Earlier in the season, Kuzmenko was still learning his role in the Canucks’ lineup, leaning into being a setup man and was often tentative to shoot the puck from a distance. Over time, he’s gradually become much more willing to take the final shot when he sees the opportunity, and the points are following.
The results on the power play haven’t been nearly as fruitful for Kuzmenko, a surprising twist considering the excitement for his addition to the man advantage. On PP1 Kuzmenko has leaned into being the net-front presence, working to earn goals the hard way.
His hockey sense is rounding out nicely, whether by simply putting his stick in the right place for a deflection or finding an open lane behind the defence.
It’s clear that Kuzmenko is far outplaying his one-year, $950,000 contract, and it’s no secret if things continue this way, he’ll have a lot of negotiating power in the summer when he becomes an unrestricted free agent.
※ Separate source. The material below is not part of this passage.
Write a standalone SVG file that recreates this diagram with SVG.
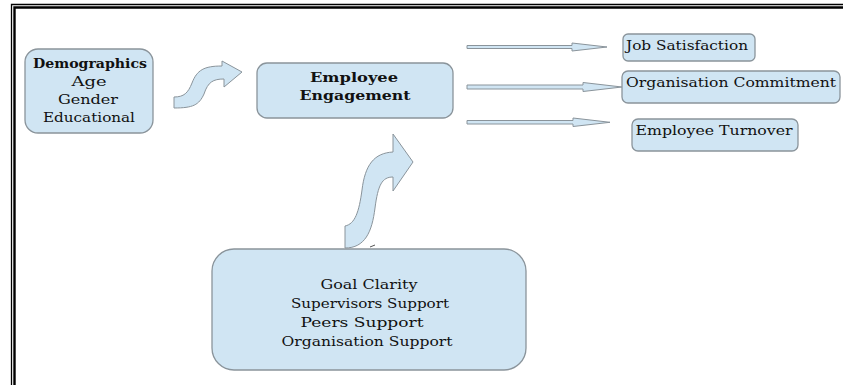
<svg xmlns="http://www.w3.org/2000/svg" width="843" height="385" viewBox="0 0 843 385">
<style>
.box{fill:#d0e5f3;stroke:#8a949b;stroke-width:1.3}
.arr{fill:#d0e5f3;stroke:#8a949b;stroke-width:1}
.t{font-family:"DejaVu Serif","Liberation Serif",serif;font-size:13px;fill:#111;text-anchor:middle}
.b{font-weight:bold}
</style>
<rect width="843" height="385" fill="#fff"/>
<g id="frame" fill="none" stroke="#000">
<path d="M11.5,385 V4.5 H843" stroke-width="1.3"/>
<path d="M14.5,385 V7.5 H843" stroke-width="2.4"/>
</g>
<g id="demographics">
<rect class="box" x="25" y="49" width="128" height="84" rx="13"/>
<text class="t b" x="90" y="68" textLength="114" lengthAdjust="spacingAndGlyphs">Demographics</text>
<text class="t" x="89" y="86" textLength="35" lengthAdjust="spacingAndGlyphs">Age</text>
<text class="t" x="88" y="104" textLength="60" lengthAdjust="spacingAndGlyphs">Gender</text>
<text class="t" x="89" y="122" textLength="92" lengthAdjust="spacingAndGlyphs">Educational</text>
</g>
<g id="engagement">
<rect class="box" x="257" y="63" width="196" height="55" rx="10"/>
<text class="t b" x="354" y="82" textLength="88" lengthAdjust="spacingAndGlyphs">Employee</text>
<text class="t b" x="355" y="100" textLength="111" lengthAdjust="spacingAndGlyphs">Engagement</text>
</g>
<g id="antecedents">
<rect class="box" x="212" y="249" width="314" height="121" rx="22"/>
<text class="t" x="369" y="289" textLength="97" lengthAdjust="spacingAndGlyphs">Goal Clarity</text>
<text class="t" x="370" y="308" textLength="158" lengthAdjust="spacingAndGlyphs">Supervisors Support</text>
<text class="t" x="362" y="327" textLength="123" lengthAdjust="spacingAndGlyphs">Peers Support</text>
<text class="t" x="367" y="346" textLength="171" lengthAdjust="spacingAndGlyphs">Organisation Support</text>
</g>
<g id="job-satisfaction">
<rect class="box" x="623" y="34" width="132" height="27" rx="5"/>
<text class="t" x="687" y="50" textLength="122" lengthAdjust="spacingAndGlyphs">Job Satisfaction</text>
</g>
<g id="org-commitment">
<rect class="box" x="622" y="71" width="218" height="32" rx="6"/>
<text class="t" x="731" y="87" textLength="210" lengthAdjust="spacingAndGlyphs">Organisation Commitment</text>
</g>
<g id="turnover">
<rect class="box" x="632" y="119" width="166" height="32" rx="6"/>
<text class="t" x="714" y="135" textLength="157" lengthAdjust="spacingAndGlyphs">Employee Turnover</text>
</g>
<g id="connectors">
<path class="arr" d="M174,97 C184,97 188,93 192,83 C197,70 204,66 222,66 L222,61 L242,72 L224,87 L224,79 C213,79 208,82 204,94 C199,105 193,108 174,108 Z"/>
<path class="arr" d="M345,248 L345,226 C355,224 359,212 362,190 C365,165 374,153 393,152 L393,134 L413,162 L393,191 L393,177 C382,177 378,185 375,208 C372,232 365,248 345,248 Z"/>
<path d="M370,247 L375,245" stroke="#555" stroke-width="1"/>
<path class="arr" d="M467,45.5 H572 V43 L607,47 L572,51 V48.5 H467 Z"/>
<path class="arr" d="M467,85 H583 V82.5 L622,87 L583,91.5 V89 H467 Z"/>
<path class="arr" d="M467,120.5 H573 V118 L610,122.3 L573,126.5 V124 H467 Z"/>
</g>
</svg>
But for a Canucks team that’s often struggled to find value through the free agent market, it’s a good problem for the front office to have.
There’s still work on the horizon for him, and with the Canucks rumoured to be shopping a number of his teammates on the trade wire, their reliance on Kuzmenko to win hockey games is only going to get bigger.
If the early results tell us anything, it’s that Andrei Kuzmenko is up for the challenge.